━━━ RECORDS TO USE ━━━

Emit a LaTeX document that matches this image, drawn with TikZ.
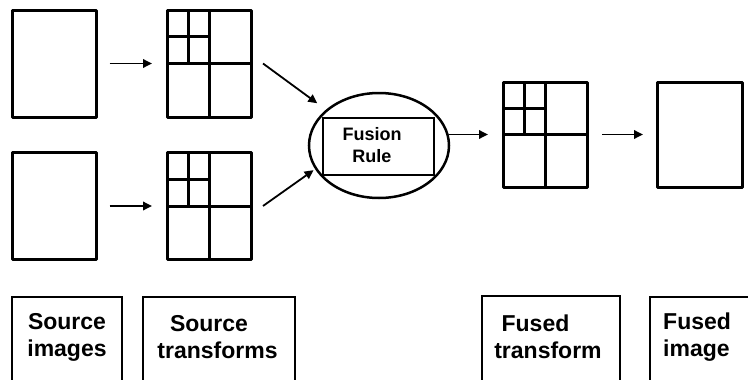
\documentclass[tikz,border=0pt]{standalone}
\usepackage{fontspec}
\setmainfont{Liberation Sans}
\usetikzlibrary{calc,arrows.meta,shapes.geometric}
\tikzset{
 img/.style={draw, line width=3pt, line join=round, inner sep=0pt, outer sep=0pt, minimum width=84pt, minimum height=107pt},
 arr/.style={line width=1.8pt, -{Triangle[length=9pt,width=8.5pt]}},
 lab/.style={draw, line width=2pt, inner sep=0pt, outer sep=0pt, minimum height=100pt, anchor=north},
 labtext/.style={font=\fontsize{23}{27}\selectfont\bfseries, align=center, inner sep=0pt},
 gridline/.style={line width=3pt},
}
\newcommand\qgrid[1]{%
 \draw[gridline] (#1.north) -- (#1.south) (#1.west) -- (#1.east)
 ($(#1.north west)!0.5!(#1.north)$) -- ($(#1.west)!0.5!(#1.center)$)
 ($(#1.west)!0.5!(#1.north west)$) -- ($(#1.center)!0.5!(#1.north)$);}
\begin{document}
\begin{tikzpicture}[x=1pt,y=-1pt]
\useasboundingbox (0,0) rectangle (748,380);
\clip (0,0) rectangle (748,380);
% source images and transforms
\node[img] (s1) at (54.5,63.5) {};
\node[img] (t1) at (209,63.5) {};
\node[img] (s2) at (54.5,206) {};
\node[img] (t2) at (209,206) {};
\qgrid{t1}
\qgrid{t2}
% fusion rule
\node[draw, ellipse, line width=2.5pt, minimum width=140pt, minimum height=105pt, inner sep=0pt, outer sep=0pt] (fu) at (379,145.5) {};
\node[draw, line width=2.5pt, minimum width=111pt, minimum height=57pt, inner sep=0pt, outer sep=0pt] (fr) at (378.5,146.5) {};
\node[font=\fontsize{18}{22}\selectfont\bfseries, align=center, inner sep=0pt] (frt) at ($(fr.center)+(-6.5,-1)$) {Fusion\\Rule};
% fused
\node[img, minimum height=105pt] (ft) at (545,134.5) {};
\node[img, minimum width=85pt, minimum height=105pt] (fi) at (699.5,134.5) {};
\qgrid{ft}
% arrows
\draw[arr, shorten <=13pt, shorten >=15pt] (s1) -- (t1);
\draw[arr, shorten <=13pt, shorten >=15pt] (s2) -- (t2);
\draw[arr, shorten >=12pt] ([xshift=12pt]t1.east) -- (fu.146);
\draw[arr, shorten >=3pt] ([xshift=12pt]t2.east) -- (fu.200);
\draw[arr, shorten >=15pt] (fu.east |- ft.west) -- (ft.west);
\draw[arr, shorten <=15pt, shorten >=14pt] (ft) -- (fi);
% label boxes
\node[lab, minimum width=110pt] (b1) at (67,297) {};
\node[lab, minimum width=152pt] (b2) at (219,297) {};
\node[lab, minimum width=138pt] (b3) at (551,296) {};
\node[lab, minimum width=110pt] (b4) at (705,297) {};
\node[labtext] (l1) at ($(b1.north)+(0,40)$) {Source\\images};
\node[labtext] (l2) at ($(b2.north)+(-1.5,40)$) {\hspace*{-17pt}Source\\transforms};
\node[labtext] (l3) at ($(b3.north)+(-3,41)$) {\hspace*{-25pt}Fused\\transform};
\node[labtext, align=left, anchor=west] (l4) at ($(b4.north west)+(13,40)$) {Fused\\image};
\end{tikzpicture}
\end{document}
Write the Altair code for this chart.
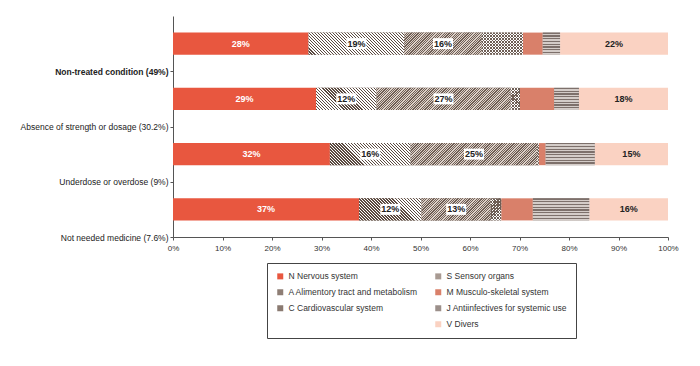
import altair as alt
import pandas as pd

rows = [
    "Non-treated condition (49%)",
    "Absence of strength or dosage (30.2%)",
    "Underdose or overdose (9%)",
    "Not needed medicine (7.6%)",
]
categories = [
    "N Nervous system",
    "A Alimentory tract and metabolism",
    "C Cardiovascular system",
    "S Sensory organs",
    "M Musculo-skeletal system",
    "J Antiinfectives for systemic use",
    "V Divers",
]
codes = ["N", "A", "C", "S", "M", "J", "V"]

n_vals = [27.4, 28.9, 31.7, 37.6]
a_vals = [19.3, 12.2, 16.3, 12.6]
c_vals = [15.7, 27.1, 25.6, 14.0]
s_vals = [8.3, 1.9, 0.3, 2.1]
m_vals = [4.0, 6.9, 1.4, 6.4]
j_vals = [3.5, 5.0, 9.9, 11.4]
v_vals = [21.8, 18.0, 14.8, 15.9]

n_labels = ["28%", "29%", "32%", "37%"]
a_labels = ["19%", "12%", "16%", "12%"]
c_labels = ["16%", "27%", "25%", "13%"]
v_labels = ["22%", "18%", "15%", "16%"]

series = [n_vals, a_vals, c_vals, s_vals, m_vals, j_vals, v_vals]
series_labels = [n_labels, a_labels, c_labels, None, None, None, v_labels]

records = []
for ci, (cat, vals) in enumerate(zip(categories, series)):
    for ri, r in enumerate(rows):
        lab = series_labels[ci][ri] if series_labels[ci] else ""
        records.append({"row": r, "cat": cat, "code": codes[ci], "order": ci,
                        "value": vals[ri], "label": lab})
df = pd.DataFrame(records)

FONT = "Liberation Sans"
PLOT_W = 495
PLOT_H = 221
STEP = PLOT_H / 4
BAR_H = 0.4 * STEP

# legend (solid approximations of the patterns); blank entry keeps V in the right column
legend_domain = [categories[0], categories[1], categories[2], " ",
                 categories[3], categories[4], categories[5], categories[6]]
legend_range = ["#e8573f", "#8e7e75", "#8a7a71", "#ffffff",
                "#a89a92", "#d9806a", "#9b8f8a", "#fad2c2"]

xscale = alt.Scale(domain=[0, 100], nice=False, zero=True)
yscale = alt.Scale(paddingInner=0.6, paddingOuter=0.3)
xaxis = alt.Axis(title=None, values=list(range(0, 101, 10)), labelExpr="datum.value + '%'",
                 grid=False, domainColor="#555", tickColor="#555", tickSize=3,
                 labelFontSize=8, labelColor="#333", labelPadding=4, labelFont=FONT,
                 labelFlush=False)
yaxis = alt.Axis(title=None, tickOffset=STEP / 2, domainColor="#555", tickColor="#555",
                 tickSize=3, labelFontSize=8.5, labelColor="#222", labelPadding=2,
                 labelLimit=400, labelFont=FONT,
                 labelFontWeight={"condition": {"test": "datum.value == '" + rows[0] + "'",
                                                "value": "bold"},
                                  "value": "normal"})


def X():
    return alt.X("x0:Q", scale=xscale, axis=xaxis)


def Y():
    return alt.Y("row:N", sort=rows, scale=yscale, axis=yaxis)


def stacked():
    return alt.Chart(df).transform_window(
        x1="sum(value)", groupby=["row"], sort=[alt.SortField("order", "ascending")],
        frame=[None, 0]).transform_calculate(x0="datum.x1 - datum.value")


def stripe_stops(n, dark, light, frac):
    stops = []
    for k in range(n):
        a = k / n
        b = (k + frac) / n
        c = (k + 1) / n
        stops += [{"offset": round(a, 5), "color": dark}, {"offset": round(b, 5), "color": dark},
                  {"offset": round(b, 5), "color": light}, {"offset": round(min(c, 1), 5), "color": light}]
    return stops


def diag(w, h, sx, dark, light, frac, direction):
    n = max(1, int(round((w + h) / sx)))
    k = (w + h) / (w * w + h * h)
    if direction == "back":
        x1, y1, x2, y2 = 0, 1, k * w, 1 - k * h
    else:
        x1, y1, x2, y2 = 0, 0, k * w, k * h
    return {"gradient": "linear", "x1": x1, "y1": y1, "x2": x2, "y2": y2,
            "stops": stripe_stops(n, dark, light, frac)}


base = stacked().mark_bar().encode(
    x=X(), x2="x1:Q", y=Y(),
    color=alt.Color("cat:N", scale=alt.Scale(domain=legend_domain, range=legend_range),
                    legend=alt.Legend(title=None, orient="none", legendX=94, legendY=247,
                                      columns=2, symbolType="square", symbolSize=36,
                                      symbolStrokeWidth=0, labelFontSize=8.5, labelFont=FONT,
                                      labelColor="#333", labelLimit=300, padding=9,
                                      rowPadding=7, columnPadding=16,
                                      strokeColor="#444")),
)

layers = [base]

pattern_specs = {
    "A": [dict(sx=3.0, dark="#5b4a40", light="#ffffff", frac=0.45, direction="back")],
    "C": [dict(sx=2.4, dark="#6e5e55", light="#dcd0c8", frac=0.5, direction="fwd")],
    "S": [dict(sx=3.0, dark="#6e5e55", light="#ffffff", frac=0.4, direction="back"),
          dict(sx=3.0, dark="#6e5e55", light="rgba(255,255,255,0)", frac=0.4, direction="fwd")],
}

for code, specs in pattern_specs.items():
    ci = codes.index(code)
    for ri, r in enumerate(rows):
        w = series[ci][ri] / 100.0 * PLOT_W
        for sp in specs:
            grad = diag(w, BAR_H, **sp)
            layers.append(
                stacked().transform_filter(
                    (alt.datum.code == code) & (alt.datum.row == r)
                ).mark_bar(fill=grad).encode(x=X(), x2="x1:Q", y=Y())
            )

# horizontal stripes for J (same bar height in every row)
j_grad = {"gradient": "linear", "x1": 0, "y1": 0, "x2": 0, "y2": 1,
          "stops": stripe_stops(8, "#7d706b", "#d4ccc8", 0.45)}
layers.append(
    stacked().transform_filter(alt.datum.code == "J").mark_bar(fill=j_grad).encode(
        x=X(), x2="x1:Q", y=Y())
)

lab_base = stacked().transform_filter(alt.datum.label != "").transform_calculate(
    xm="(datum.x0 + datum.x1) / 2")

boxes = lab_base.transform_filter(
    (alt.datum.code == "A") | (alt.datum.code == "C")
).mark_point(shape="M-1,-0.55H1V0.55H-1Z", size=400, filled=True, fill="white",
             opacity=1, strokeWidth=0).encode(
    x=alt.X("xm:Q", scale=xscale, axis=xaxis), y=Y())
layers.append(boxes)

texts = lab_base.mark_text(font=FONT, fontSize=9, fontWeight="bold").encode(
    x=alt.X("xm:Q", scale=xscale, axis=xaxis), y=Y(), text="label:N",
    color=alt.condition(alt.datum.code == "N", alt.value("white"), alt.value("#222")))
layers.append(texts)

chart = alt.layer(*layers).properties(
    width=PLOT_W, height=PLOT_H,
    padding={"left": 12, "top": 8, "right": 10, "bottom": 5},
).configure_view(stroke=None)

chart.save("out.html", embed_options={"renderer": "svg", "actions": False})
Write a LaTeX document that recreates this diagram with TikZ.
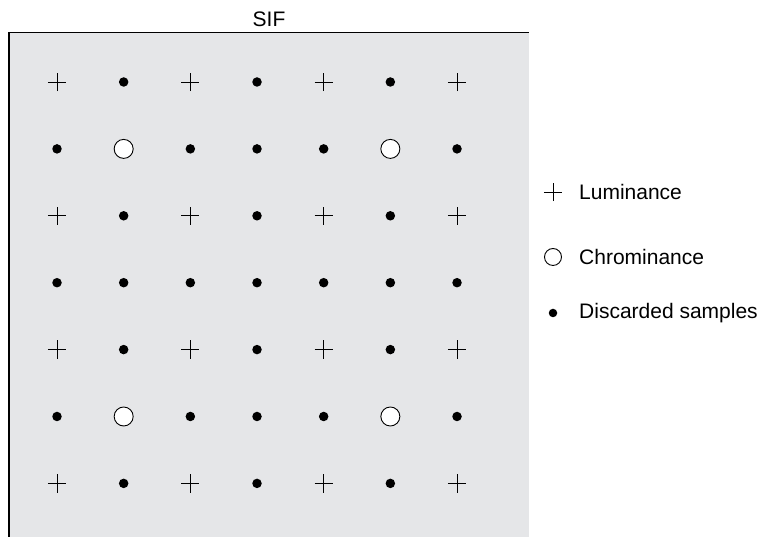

━━━

● **WHAT YOU WILL DO**
Only the lines between the one with "Write the Altair code for this chart." and the one with "import pandas as pd", those two included, get copied from the material above. Keep it exact and free of pictures.

● **EXERCISE RESULT**
Write the Altair code for this chart.
import altair as alt
import pandas as pd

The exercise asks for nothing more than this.